# Stability and attraction properties of ODE does not depend on initial condition

According to my lecture notes:

The properties of stability or attraction do not depend on the chosen initial time $$t_0$$. This is a consequence of the theorem of continuous dependence with respect to the initial conditions applied to the interval $$[t_1,t_0]$$ if $$t_1$$ is another initial time.

to give a bit of context stability and the notion of region of attraction is defined in my case for autonomous equations $$x' = f(x)$$. This is the theorem they're making reference to:

Let $$D \subseteq \mathbb{R} \times \mathbb{R}^d$$ open, $$f:D \to \mathbb{R}^d$$ continuous such that:

$$\forall (t_0,x_0) \in D.$$ (P) has a unique global solution.

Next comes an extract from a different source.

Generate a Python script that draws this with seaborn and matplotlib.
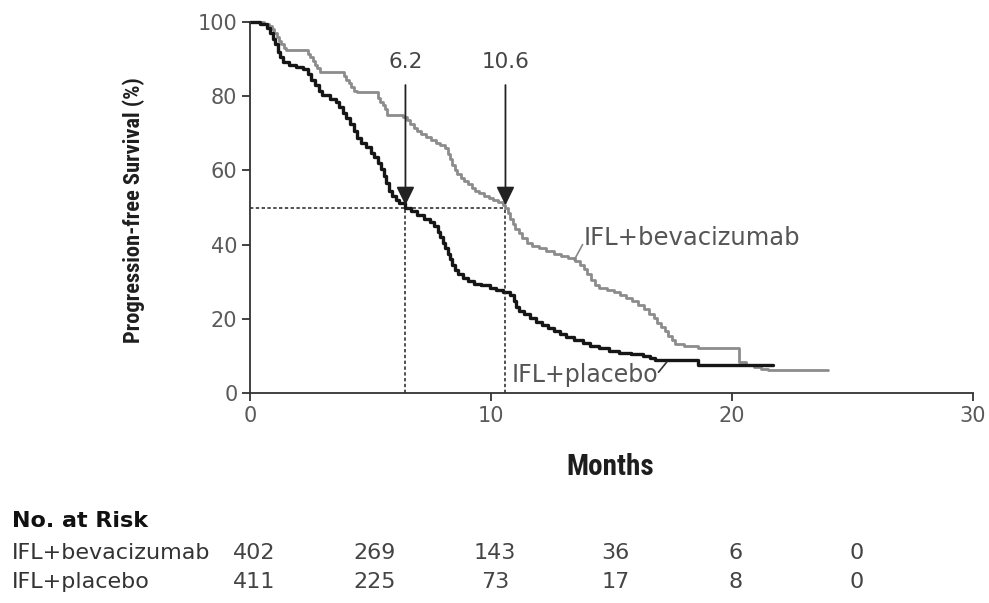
import numpy as np
import pandas as pd
import matplotlib
matplotlib.use('Agg')
import matplotlib.pyplot as plt
import matplotlib.transforms as mtransforms
from matplotlib import font_manager
import seaborn as sns

# Kaplan-Meier curves (months, % progression-free)
bev_months = [0, 0.6, 0.8, 0.9, 1.0, 1.1, 1.2, 1.3, 1.4, 1.5,
              2.4, 2.5, 2.6, 2.7, 2.8, 2.9,
              3.9, 4.0, 4.1, 4.2, 4.3, 4.45,
              5.3, 5.4, 5.5, 5.6, 5.7,
              6.35, 6.5, 6.65, 6.8, 6.95, 7.1, 7.3, 7.5, 7.7, 7.9, 8.1, 8.2, 8.3, 8.4,
              8.5, 8.6, 8.75, 8.9, 9.05, 9.2, 9.35, 9.5, 9.7, 9.9, 10.1, 10.3, 10.5,
              10.6, 10.7, 10.8, 10.9, 11.0, 11.15, 11.3, 11.5, 11.7, 12.0, 12.3, 12.6,
              12.9, 13.2, 13.5, 13.7, 13.85, 14.0, 14.15, 14.3, 14.5, 14.8, 15.1, 15.35,
              15.6, 15.85, 16.1, 16.35, 16.55, 16.75, 16.9, 17.05, 17.2, 17.35, 17.5,
              17.65, 18.0, 18.6, 20.3, 20.6, 20.9, 21.2, 21.5, 24.0]
bev_pfs = [100, 99.5, 99, 98, 97, 96, 95, 94, 93, 92.5,
           91.5, 90.5, 89.5, 88.5, 87.5, 86.5,
           85.5, 84.5, 83.5, 82.5, 81.5, 81,
           79.5, 78.5, 77.5, 76.5, 75,
           74.5, 73.5, 72.5, 71.5, 70.5, 69.8, 69, 68.3, 67.5, 66.8, 66, 64.5, 63, 61.5,
           60, 59, 58, 57.2, 56.2, 55.2, 54.4, 53.8, 53.2, 52.6, 52, 51.4, 50.8,
           50, 48.5, 47, 45.6, 44.3, 43, 41.7, 40.5, 39.5, 39, 38.4, 37.6,
           37, 36.3, 35.5, 34.5, 33.3, 32, 30.5, 29, 28.3, 27.7, 27.2, 26.5,
           25.6, 24.7, 23.8, 22.6, 21.4, 20.2, 19, 17.8, 16.6, 15.4, 14.2,
           13.3, 12.8, 12.1, 8.4, 7.6, 7, 6.5, 6.2, 6.2]

pbo_months = [0, 0.4, 0.7, 0.85, 0.95, 1.05, 1.15, 1.25, 1.35, 1.6, 1.9, 2.2, 2.4, 2.55,
              2.7, 2.85, 3.0, 3.3, 3.55, 3.7, 3.85, 4.0, 4.15, 4.3, 4.45, 4.6, 4.8, 5.0,
              5.15, 5.3, 5.45, 5.55, 5.65, 5.75, 5.9, 6.05, 6.2, 6.45, 6.7, 6.95, 7.2,
              7.45, 7.65, 7.8, 7.9, 8.0, 8.1, 8.2, 8.3, 8.4, 8.5, 8.65, 8.85, 9.05, 9.3,
              9.6, 9.95, 10.2, 10.5, 10.8, 10.95, 11.05, 11.15, 11.35, 11.6, 11.85, 12.1,
              12.35, 12.6, 12.85, 13.1, 13.45, 13.8, 14.1, 14.5, 14.9, 15.3, 15.8, 16.3,
              16.6, 16.8, 18.6, 21.7]
pbo_pfs = [100, 99.5, 98.5, 97, 95.5, 94, 92, 90.5, 89.2, 88.5, 88, 87.3, 86, 84.5,
           83, 81.5, 80.3, 79.3, 78.4, 77, 75.5, 74, 72.5, 70.5, 68.7, 67.5, 66.3, 64.8,
           63.5, 62, 60.3, 58.5, 56.5, 54.5, 53, 52, 51.2, 50, 49, 48, 47,
           46, 45, 43.5, 42, 40.5, 39, 37.5, 36, 34.5, 33.2, 32, 31, 30.2, 29.5,
           29, 28.4, 27.7, 27.2, 26.3, 24.8, 23.3, 22, 21.2, 20.3, 19.2, 18.2,
           17.4, 16.6, 15.8, 15.1, 14.3, 13.5, 12.8, 12.1, 11.3, 10.8, 10.4, 10,
           9.5, 8.9, 7.5, 7.5]

median_pos = [6.45, 10.6]
median_text = ['6.2', '10.6']

risk_months = [0, 5, 10, 15, 20, 25]
risk_bev = [402, 269, 143, 36, 6, 0]
risk_pbo = [411, 225, 73, 17, 8, 0]
group_names = ['IFL+bevacizumab', 'IFL+placebo']

sns.set_style('ticks')

# pick a narrow face for the axis titles if one is installed
names = {f.name for f in font_manager.fontManager.ttflist}
narrow = None
for cand in ['Liberation Sans Narrow', 'DejaVu Sans Condensed', 'Roboto Condensed']:
    if cand in names:
        narrow = cand
        break
if narrow is None:
    narrow = 'DejaVu Sans'
plt.rcParams['font.family'] = ['DejaVu Sans']

fig = plt.figure(figsize=(9.89, 6.03), dpi=100)
ax = fig.add_axes([250 / 989, 210 / 603, 723 / 989, 371 / 603])

bev_df = pd.DataFrame({'Months': bev_months, 'PFS': bev_pfs})
pbo_df = pd.DataFrame({'Months': pbo_months, 'PFS': pbo_pfs})
sns.lineplot(data=bev_df, x='Months', y='PFS', ax=ax, estimator=None, sort=False,
             drawstyle='steps-post', color='#8c8c8c', linewidth=2.0, clip_on=False)
sns.lineplot(data=pbo_df, x='Months', y='PFS', ax=ax, estimator=None, sort=False,
             drawstyle='steps-post', color='#161616', linewidth=2.4, clip_on=False)

ax.set_xlim(0, 30)
ax.set_ylim(0, 100)
ax.set_xticks([0, 10, 20, 30])
ax.set_yticks([0, 20, 40, 60, 80, 100])
sns.despine(ax=ax)
for s in ['left', 'bottom']:
    ax.spines[s].set_color('#333333')
    ax.spines[s].set_linewidth(1.3)
ax.tick_params(direction='out', length=6, width=1.3, color='#333333',
               labelsize=15, labelcolor='#5a5a5a', pad=3)
ax.set_xlabel('')
ax.set_ylabel('Progression-free Survival (%)', fontsize=16.2, color='#1e1e1e',
              family=narrow, fontweight='bold')
ax.yaxis.set_label_coords(-0.145, 0.493)
ax.text(0.498, -0.2, 'Months', transform=ax.transAxes, ha='center', va='center',
        fontsize=21, color='#1e1e1e', family=narrow, fontweight='bold')

# median markers
dash = (0, (2.2, 1.6))
ax.plot([0, median_pos[1]], [50, 50], color='#222222', lw=1.1, ls=dash)
for xm, lab in zip(median_pos, median_text):
    ax.plot([xm, xm], [0, 50], color='#222222', lw=1.1, ls=dash)
    ax.annotate('', xy=(xm, 50.6), xytext=(xm, 83),
                arrowprops=dict(arrowstyle='-|>,head_length=0.45,head_width=0.22',
                                color='#222222', lw=1.3, mutation_scale=25,
                                shrinkA=0, shrinkB=0))
    ax.text(xm, 89.3, lab, ha='center', va='center', fontsize=15.5, color='#444444')

# curve labels with leader ticks
ax.text(13.85, 41.8, group_names[0], ha='left', va='center', fontsize=17.5, color='#555555')
ax.plot([13.8, 13.45], [40.0, 35.8], color='#888888', lw=1.2)
ax.text(10.85, 4.9, group_names[1], ha='left', va='center', fontsize=17, color='#555555')
ax.plot([16.95, 17.3], [5.6, 8.4], color='#333333', lw=1.2)

# number at risk table
fig.text(12 / 989, 1 - 521 / 603, 'No. at Risk', ha='left', va='center',
         fontsize=16, color='#111111', fontweight='bold')
row_y = [1 - 553 / 603, 1 - 582 / 603]
trans = mtransforms.blended_transform_factory(ax.transData, fig.transFigure)
trans = mtransforms.offset_copy(trans, fig=fig, x=4, y=0, units='dots')
for yy, name, counts in zip(row_y, group_names, [risk_bev, risk_pbo]):
    fig.text(12 / 989, yy, name, ha='left', va='center', fontsize=16, color='#333333')
    for m, c in zip(risk_months, counts):
        ax.text(m, yy, str(c), transform=trans, ha='center', va='center',
                fontsize=16, color='#444444', clip_on=False)

fig.savefig('out.png', dpi=100)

Then, $$\Omega = \{(t;t_0,x_0) \in \mathbb{R} \times \mathbb{R} \times \mathbb{R}^d. (t_0,x_0) \in D, \alpha(t_0,x_0) < t < \omega(t_0,x_0)\}$$ is open and $$G$$ is continuous.

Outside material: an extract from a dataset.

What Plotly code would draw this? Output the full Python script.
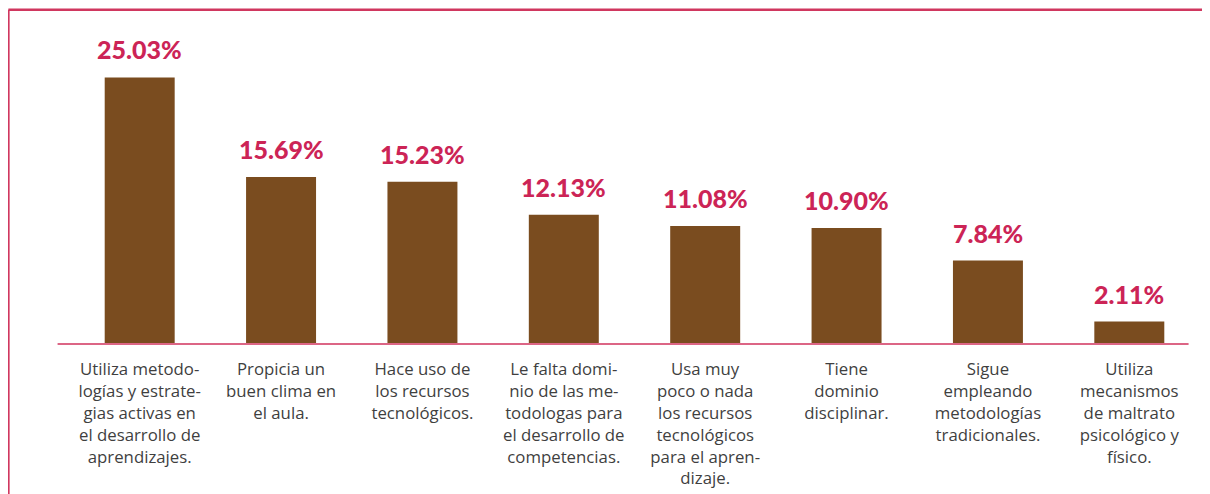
import plotly.graph_objects as go

categories = [
    "Utiliza metodo-<br>logías y estrate-<br>gias activas en<br>el desarrollo de<br>aprendizajes.",
    "Propicia un<br>buen clima en<br>el aula.",
    "Hace uso de<br>los recursos<br>tecnológicos.",
    "Le falta domi-<br>nio de las me-<br>todologas para<br>el desarrollo de<br>competencias.",
    "Usa muy<br>poco o nada<br>los recursos<br>tecnológicos<br>para el apren-<br>dizaje.",
    "Tiene<br>dominio<br>disciplinar.",
    "Sigue<br>empleando<br>metodologías<br>tradicionales.",
    "Utiliza<br>mecanismos<br>de maltrato<br>psicológico y<br>físico.",
]
values = [25.03, 15.69, 15.23, 12.13, 11.08, 10.90, 7.84, 2.11]
value_labels = ["25.03%", "15.69%", "15.23%", "12.13%", "11.08%", "10.90%", "7.84%", "2.11%"]

BAR = "#7a4c1f"
CRIMSON = "#cc2456"
BORDER = "#d0375f"
BASE = "#dc6585"

fig = go.Figure()
fig.add_trace(go.Bar(x=categories, y=values, marker=dict(color=BAR, line=dict(width=0)),
                     hoverinfo="skip"))

for c, v, t in zip(categories, values, value_labels):
    fig.add_annotation(x=c, y=v, text=t, showarrow=False, yanchor="middle", yshift=28,
                       font=dict(family="Lato", size=25, color=CRIMSON, weight=900))

# border lines
fig.add_shape(type="line", xref="paper", yref="paper", x0=-0.0536, x1=1.03, y0=1.032, y1=1.032,
              line=dict(color=BORDER, width=2.5))
fig.add_shape(type="line", xref="paper", yref="paper", x0=-0.0536, x1=-0.0536, y0=1.032, y1=-0.6,
              line=dict(color=BORDER, width=2.5))
# baseline
fig.add_shape(type="line", xref="paper", yref="paper", x0=-0.0101, x1=0.9899, y0=0, y1=0,
              line=dict(color=BASE, width=2))

fig.update_layout(
    width=1210, height=494,
    margin=dict(l=61, r=18, t=12, b=158),
    paper_bgcolor="white", plot_bgcolor="white",
    bargap=0.505,
    showlegend=False,
    xaxis=dict(showline=False, showgrid=False, zeroline=False, ticks="outside", ticklen=10,
               tickcolor="rgba(0,0,0,0)",
               tickfont=dict(family="Open Sans", size=16.8, color="#3f3f3f")),
    yaxis=dict(range=[0, 30.42], visible=False, showgrid=False, zeroline=False),
)

fig.write_html("out.html")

Do you see how to justify the above statement?

Edit:

After reviewing the question I realize that it is easier to use the uniform convergence of solutions. Namely:

If $$(t_{0n},x_{0n},\lambda_{0n}) \to (t_0,x_0,\lambda_0)$$ and $$\varphi_n$$ are associated solutions with parameters $$(t_{0n},x_{0n},\lambda_{0n})$$ then for some large $$n$$ if we fix $$I$$ a compact subset of the domain of $$\varphi$$ the solution for parameters $$(t_0,x_0,\lambda_0)$$ then there is uniform convergence from $$\varphi_n$$ to $$\varphi$$ on I.

So something like this should work for stability:

Here $$\varphi$$ is the stable solution, the orange region represents the neighbourhood where solutions are guaranteed to stay withing the stability bounds, the pink curves represent the uniform convergence. I still need to formalize this reasoning.